Work instructions: Write out every line below that includes the word "size".

(begin)

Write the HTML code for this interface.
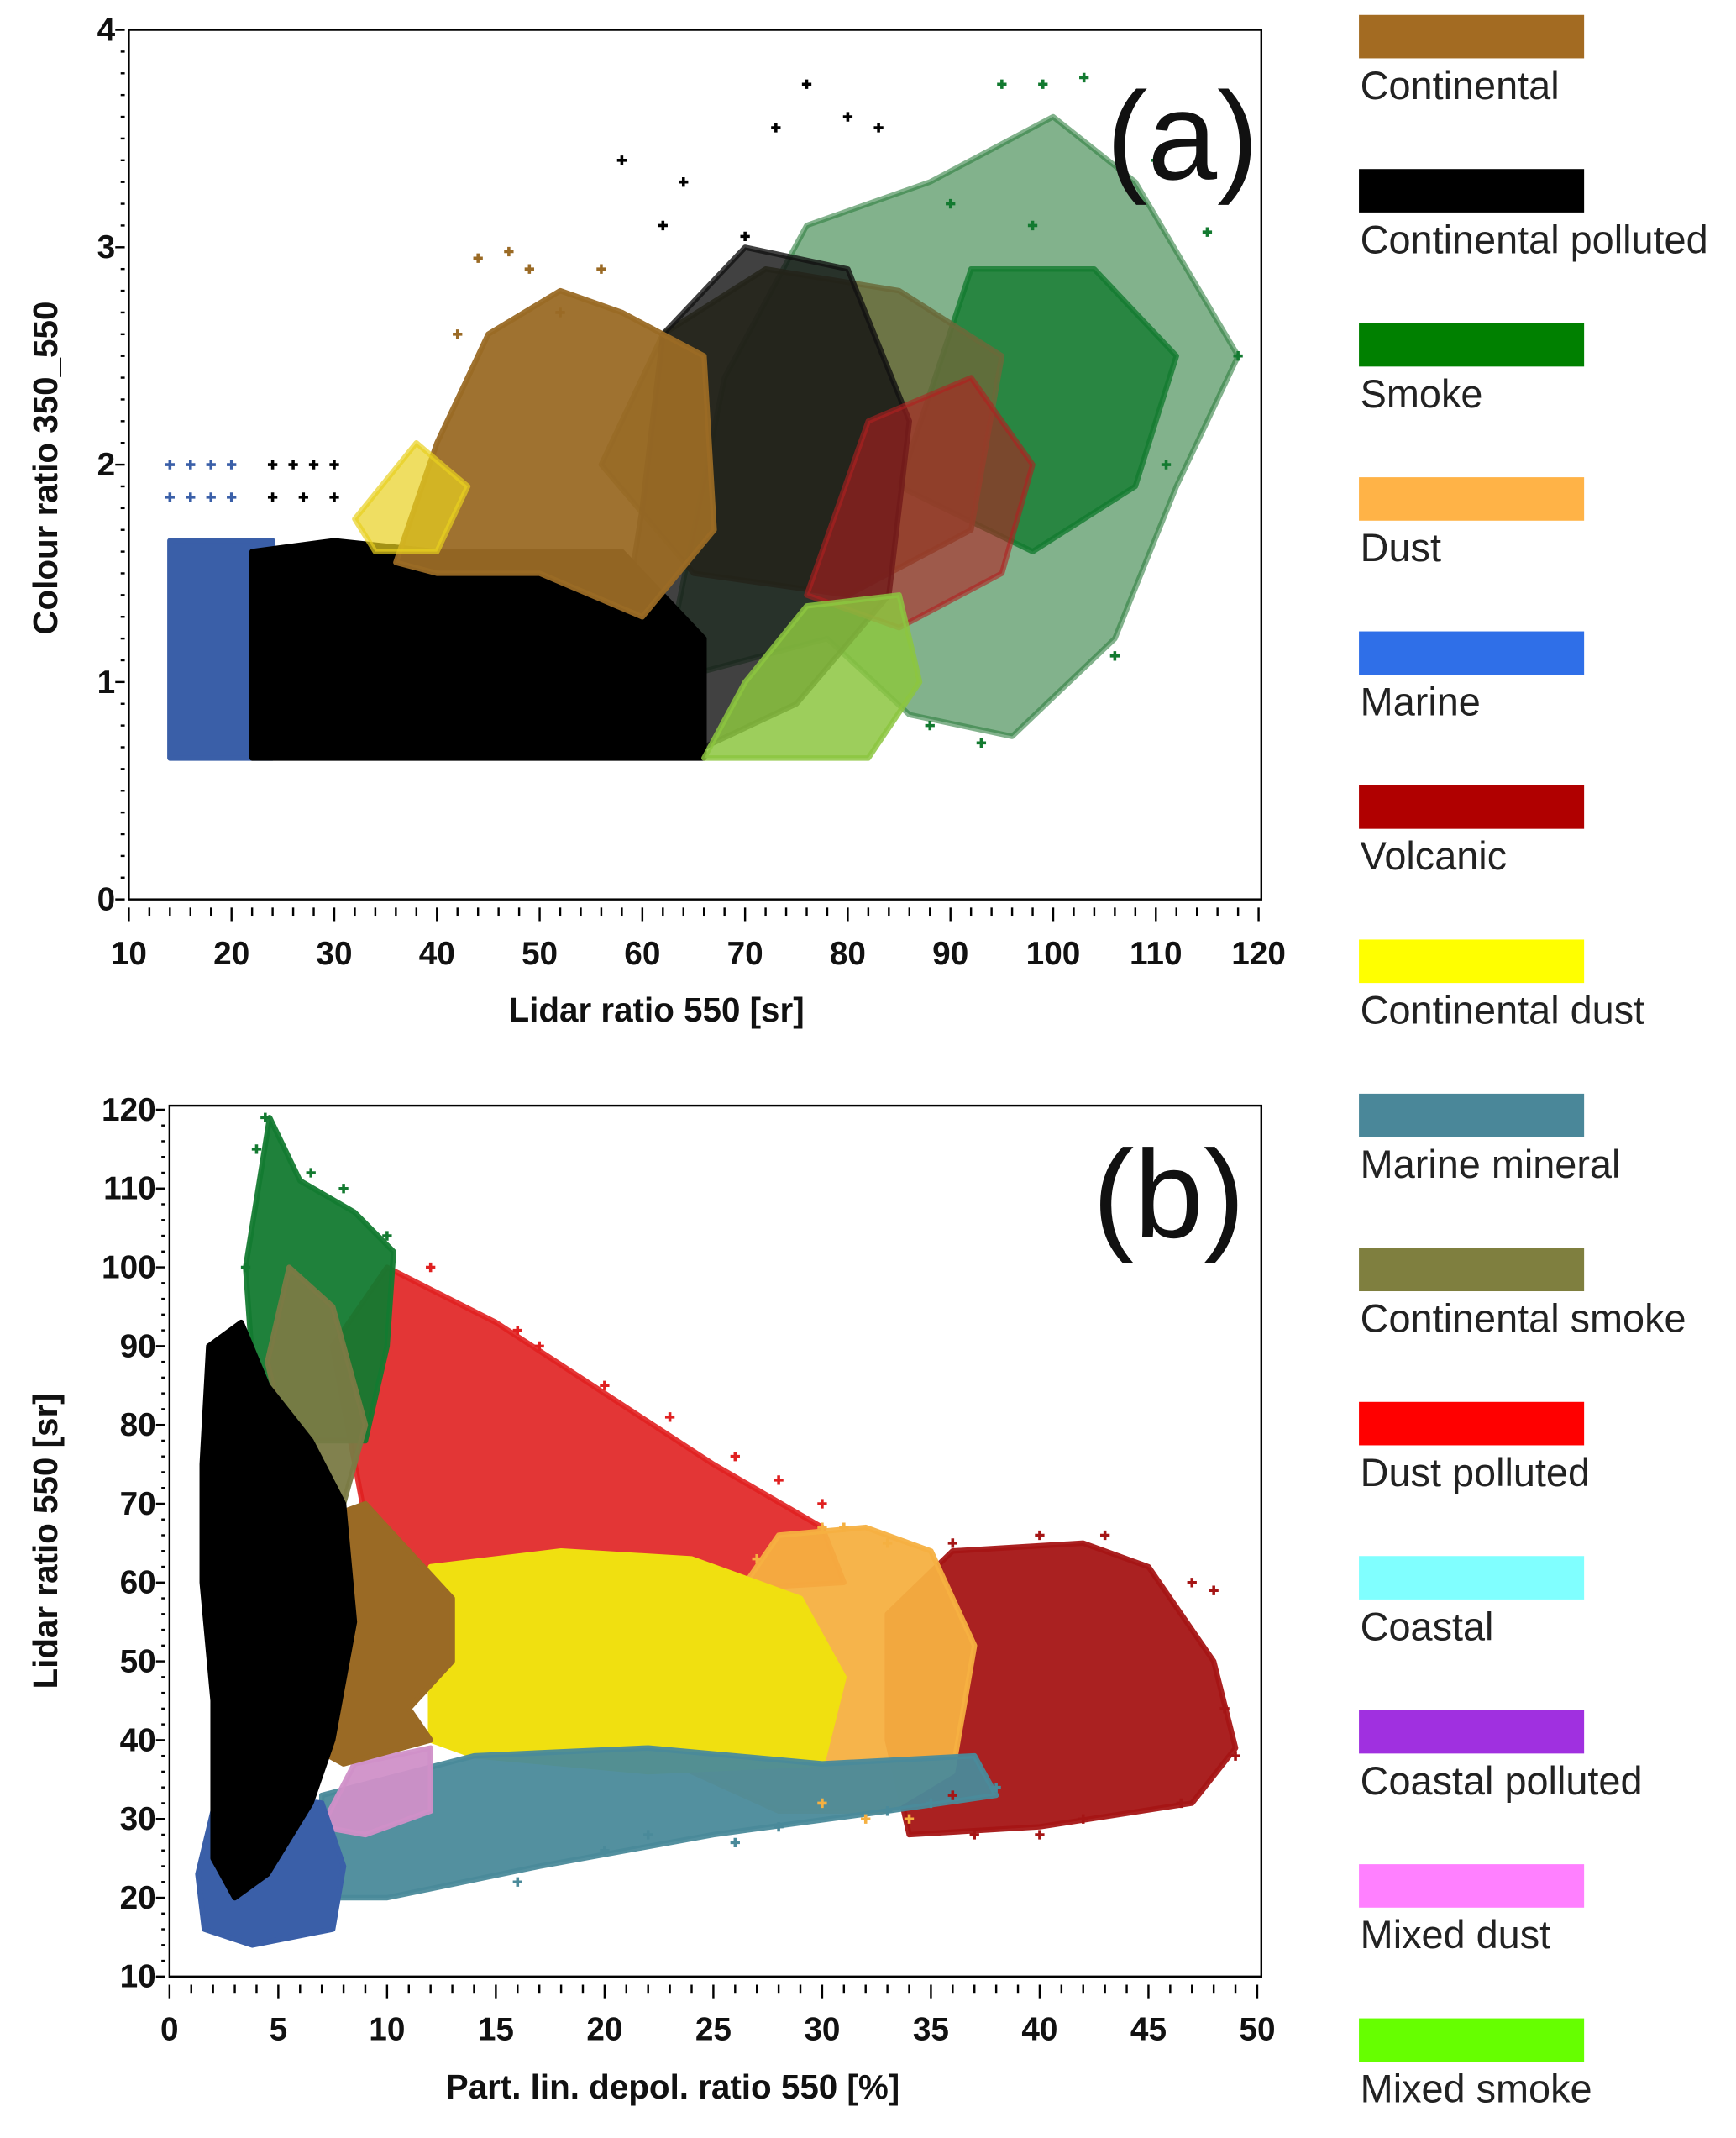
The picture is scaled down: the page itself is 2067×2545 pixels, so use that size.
<!DOCTYPE html>
<html><head><meta charset="utf-8"><style>
html,body{margin:0;padding:0;background:#fff}
svg{display:block}
.tk{font-family:"Liberation Sans",sans-serif;font-weight:bold;font-size:24px;fill:#111}
.tt{font-family:"Liberation Sans",sans-serif;font-weight:bold;font-size:25px;fill:#111}
.lg{font-family:"Liberation Sans",sans-serif;font-size:29px;fill:#222}
.pl{font-family:"Liberation Sans",sans-serif;font-size:92px;fill:#111}
</style></head><body>
<svg id="fig" width="2067" height="2545" viewBox="0 0 1280 1576" xmlns="http://www.w3.org/2000/svg">
<g id="pa"></g>
<g id="pb"></g>
<g id="leg"></g>
</svg>
<script>
const NS="http://www.w3.org/2000/svg";
const legendNames=["Continental","Continental polluted","Smoke","Dust","Marine","Volcanic","Continental dust","Marine mineral","Continental smoke","Dust polluted","Coastal","Coastal polluted","Mixed dust","Mixed smoke"];
const legendColors=["#a36b22","#000000","#008000","#ffb347","#2f6fe8","#b00000","#ffff00","#4a8799","#7f7f3f","#ff0000","#80ffff","#a030e0","#ff80ff","#66ff00"];
const aXTicks=[10,20,30,40,50,60,70,80,90,100,110,120];
const aYTicks=[0,1,2,3,4];
const bXTicks=[0,5,10,15,20,25,30,35,40,45,50];
const bYTicks=[10,20,30,40,50,60,70,80,90,100,110,120];
// Panel (a) class regions [lidar ratio, colour ratio]
const aSmoke=[[62,1.0],[68,2.4],[76,3.1],[88,3.3],[100,3.6],[108,3.3],[118,2.5],[112,1.9],[106,1.2],[96,0.75],[86,0.85],[78,1.2]];
const aSmokeDense=[[85,1.9],[92,2.9],[104,2.9],[112,2.5],[108,1.9],[98,1.6]];
const aContSmoke=[[56,2.0],[62,2.6],[72,2.9],[85,2.8],[95,2.5],[92,1.7],[80,1.4],[65,1.5]];
const aPollDense=[[22,0.65],[66,0.65],[66,1.2],[58,1.6],[40,1.6],[30,1.65],[22,1.6]];
const aPollSparse=[[58,1.2],[66,0.7],[75,0.9],[84,1.4],[86,2.2],[80,2.9],[70,3.0],[62,2.6],[60,1.8]];
const aMarine=[[14,0.65],[24,0.65],[24,1.65],[14,1.65]];
const aCont=[[36,1.55],[40,2.1],[45,2.6],[52,2.8],[58,2.7],[66,2.5],[67,1.7],[60,1.3],[50,1.5],[40,1.5]];
const aDustPoll=[[76,1.4],[82,2.2],[92,2.4],[98,2.0],[95,1.5],[85,1.25]];
const aMixSmoke=[[66,0.65],[82,0.65],[87,1.0],[85,1.4],[76,1.35],[70,1.0]];
const aContDust=[[32,1.75],[38,2.1],[43,1.9],[40,1.6],[34,1.6]];
const aMarinePts=[[14,2.0],[16,2.0],[18,2.0],[20,2.0],[14,1.85],[16,1.85],[18,1.85],[20,1.85]];
const aPollPts=[[24,2.0],[26,2.0],[28,2.0],[30,2.0],[24,1.85],[27,1.85],[30,1.85],[58,3.4],[64,3.3],[73,3.55],[76,3.75],[80,3.6],[83,3.55],[62,3.1],[70,3.05]];
const aSmokePts=[[95,3.75],[99,3.75],[103,3.78],[110,3.4],[115,3.07],[118,2.5],[111,2.0],[106,1.12],[93,0.72],[88,0.8],[98,3.1],[90,3.2]];
const aContPts=[[44,2.95],[47,2.98],[49,2.9],[52,2.7],[56,2.9],[42,2.6]];
// Panel (b) class regions [depol %, lidar ratio]
const bDustPoll=[[7.5,90],[10,100],[15,93],[20,84],[25,75],[30,67],[31,60],[12,57],[9,68]];
const bVolcanic=[[33,56],[36,64],[42,65],[45,62],[48,50],[49,39],[47,32],[40,29],[34,28],[33,40]];
const bDust=[[24,50],[28,66],[32,67],[35,64],[37,52],[36,36],[33,31],[28,31],[24,36]];
const bContDust=[[12,40],[12,62],[18,64],[24,63],[29,58],[31,48],[30,37],[22,36],[14,38]];
const bMarMin=[[7,20],[7,33],[14,38],[22,39],[30,37],[37,38],[38,33],[33,31],[25,28],[17,24],[10,20]];
const bMixDust=[[7,29],[8.5,37],[12,39],[12,31],[9,28]];
const bCont=[[6,60],[7,68],[9,70],[11,64],[13,58],[13,50],[11,44],[12,40],[8,37],[6,40]];
const bSmoke=[[3.5,100],[4.6,119],[6,111],[8.5,107],[10.3,102],[10,90],[9,78],[6,78],[3.8,88]];
const bContSmoke=[[4.5,88],[5.5,100],[7.5,95],[9,80],[8,70],[6,70]];
const bMarine=[[1.3,23],[1.6,16],[3.8,14],[7.5,16],[8,24],[7,32],[4,33],[2,31]];
const bPoll=[[1.5,75],[1.8,90],[3.3,93],[4.5,85],[6.5,78],[8,70],[8.5,55],[7.5,40],[6.5,32],[4.5,23],[3,20],[2,25],[2,45],[1.5,60]];
const bSmokePts=[[4.4,119],[4,115],[6.5,112],[8,110],[10,104],[3.5,100]];
const bDustPollPts=[[12,100],[16,92],[17,90],[20,85],[23,81],[26,76],[28,73],[30,70]];
const bVolcPts=[[36,65],[40,66],[43,66],[47,60],[48,59],[48.5,44],[49,38],[46.5,32],[42,30],[40,28],[37,28],[36,33]];
const bDustPts=[[30,67],[31,67],[33,65],[27,63],[30,32],[32,30],[34,30]];
const bMarMinPts=[[16,22],[20,26],[22,28],[26,27],[28,29],[33,31],[35,32],[38,34]];

function xa(v){return 95+(v-10)/110*833;}
function ya(v){return 663-v/4*641;}
function xb(v){return 125+v/50*802;}
function yb(v){return 1457-(v-10)/110*639;}
function el(tag,attrs,parent){const e=document.createElementNS(NS,tag);for(const k in attrs)e.setAttribute(k,attrs[k]);parent.appendChild(e);return e;}

function region(g,pts,fx,fy,color,op,name){
  const p=el("polygon",{points:pts.map(q=>fx(q[0]).toFixed(1)+","+fy(q[1]).toFixed(1)).join(" "),fill:color,"fill-opacity":op,stroke:color,"stroke-opacity":op,"stroke-width":4,"stroke-linejoin":"round"},g);
  
  
}
function marks(g,pts,fx,fy,color,name){
  pts.forEach(q=>{
    const x=fx(q[0]),y=fy(q[1]);
    const m=el("path",{d:`M${x-3.5},${y}h7M${x},${y-3.5}v7`,stroke:color,"stroke-width":2.2},g);
    
    
  });
}
function axes(g,L,R,T,B,fx,fy,xt,yt,xmin,xstep,ymin,ystep,xTitle,yTitle,yTitleX,yTitleY,tickY,xTitleY,label,lx,ly,cx){
  const f=el("rect",{x:L,y:T,width:R-L,height:B-T,fill:"none",stroke:"#000","stroke-width":1.5},g);
  
  
  const xmax=xt[xt.length-1];
  for(let v=xmin;v<=xmax+1e-9;v+=xstep){
    const x=fx(v);const major=xt.some(t=>Math.abs(t-v)<1e-6);
    el("line",{x1:x,x2:x,y1:B+6,y2:B+(major?16:12),stroke:"#000","stroke-width":1.5},g);
  }
  xt.forEach(t=>{const tx=el("text",{x:fx(t),y:tickY,"text-anchor":"middle",class:"tk"},g);tx.textContent=t;
    
    });
  const ymax=yt[yt.length-1];
  for(let v=ymin;v<=ymax+1e-9;v+=ystep){
    const y=fy(v);const major=yt.some(t=>Math.abs(t-v)<1e-6);
    el("line",{x1:L-(major?10:6),x2:L-3,y1:y,y2:y,stroke:"#000","stroke-width":1.5},g);
  }
  yt.forEach(t=>{const tx=el("text",{x:L-10,y:fy(t)+8,"text-anchor":"end",class:"tk"},g);tx.textContent=t;
    
    });
  const xtl=el("text",{x:cx,y:xTitleY,"text-anchor":"middle",class:"tt"},g);xtl.textContent=xTitle;
  
  
  const ytl=el("text",{x:0,y:0,"text-anchor":"middle",class:"tt",transform:`translate(${yTitleX},${yTitleY}) rotate(-90)`},g);ytl.textContent=yTitle;
  
  
  const pl=el("text",{x:lx,y:ly,"text-anchor":"end",class:"pl"},g);pl.textContent=label;
  
  
}
const C=legendColors;
const pa=document.getElementById("pa");
region(pa,aSmoke,xa,ya,"#2f7f40",0.6,"smoke-region");
region(pa,aSmokeDense,xa,ya,"#137a30",0.8,"smoke-dense-region");
region(pa,aContSmoke,xa,ya,"#6a6a3a",0.85,"continental-smoke-region");
region(pa,aPollSparse,xa,ya,"#111",0.8,"continental-polluted-sparse-region");
region(pa,aMarine,xa,ya,"#3a5fa8",1,"marine-region");
region(pa,aPollDense,xa,ya,"#000",1,"continental-polluted-region");
region(pa,aCont,xa,ya,"#9a6a25",0.95,"continental-region");
region(pa,aContDust,xa,ya,"#e8d020",0.7,"continental-dust-region");
region(pa,aDustPoll,xa,ya,"#b02020",0.6,"dust-polluted-region");
region(pa,aMixSmoke,xa,ya,"#8cc63f",0.85,"mixed-smoke-region");
marks(pa,aMarinePts,xa,ya,"#3a5fa8","marine-point");
marks(pa,aPollPts,xa,ya,"#000","continental-polluted-point");
marks(pa,aSmokePts,xa,ya,"#137a30","smoke-point");
marks(pa,aContPts,xa,ya,"#9a6a25","continental-point");
axes(pa,95,930,22,663,xa,ya,aXTicks,aYTicks,10,2,0,0.1,"Lidar ratio 550 [sr]","Colour ratio 350_550",42,345,711,753,"(a)",928,132,484);

const pb=document.getElementById("pb");
region(pb,bDustPoll,xb,yb,"#e02020",0.9,"dust-polluted-region");
region(pb,bVolcanic,xb,yb,"#a51515",0.95,"volcanic-region");
region(pb,bDust,xb,yb,"#f5b041",0.95,"dust-region");
region(pb,bContDust,xb,yb,"#f0e010",1,"continental-dust-region");
region(pb,bMarMin,xb,yb,"#4a8a9a",0.95,"marine-mineral-region");
region(pb,bMixDust,xb,yb,"#d090c8",0.95,"mixed-dust-region");
region(pb,bCont,xb,yb,"#9a6a25",1,"continental-region");
region(pb,bSmoke,xb,yb,"#137a30",0.95,"smoke-region");
region(pb,bContSmoke,xb,yb,"#7a7a45",0.95,"continental-smoke-region");
region(pb,bMarine,xb,yb,"#3a5fa8",1,"marine-region");
region(pb,bPoll,xb,yb,"#000",1,"continental-polluted-region");
marks(pb,bSmokePts,xb,yb,"#137a30","smoke-point");
marks(pb,bDustPollPts,xb,yb,"#e02020","dust-polluted-point");
marks(pb,bVolcPts,xb,yb,"#a51515","volcanic-point");
marks(pb,bDustPts,xb,yb,"#f5b041","dust-point");
marks(pb,bMarMinPts,xb,yb,"#4a8a9a","marine-mineral-point");
axes(pb,125,930,815,1457,xb,yb,bXTicks,bYTicks,0,1,10,2,"Part. lin. depol. ratio 550 [%]","Lidar ratio 550 [sr]",42,1136,1504,1547,"(b)",918,912,496);

const lg=document.getElementById("leg");
legendNames.forEach((n,i)=>{
  const y=11+i*113.6;
  const r=el("rect",{x:1002,y:y,width:166,height:32,fill:C[i]},lg);
  
  
  const t=el("text",{x:1003,y:y+62,class:"lg"},lg);t.textContent=n;
  
  
});
</script>
</body></html>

(end)

Exercise output:
The picture is scaled down: the page itself is 2067×2545 pixels, so use that size.
.tk{font-family:"Liberation Sans",sans-serif;font-weight:bold;font-size:24px;fill:#111}
.tt{font-family:"Liberation Sans",sans-serif;font-weight:bold;font-size:25px;fill:#111}
.lg{font-family:"Liberation Sans",sans-serif;font-size:29px;fill:#222}
.pl{font-family:"Liberation Sans",sans-serif;font-size:92px;fill:#111}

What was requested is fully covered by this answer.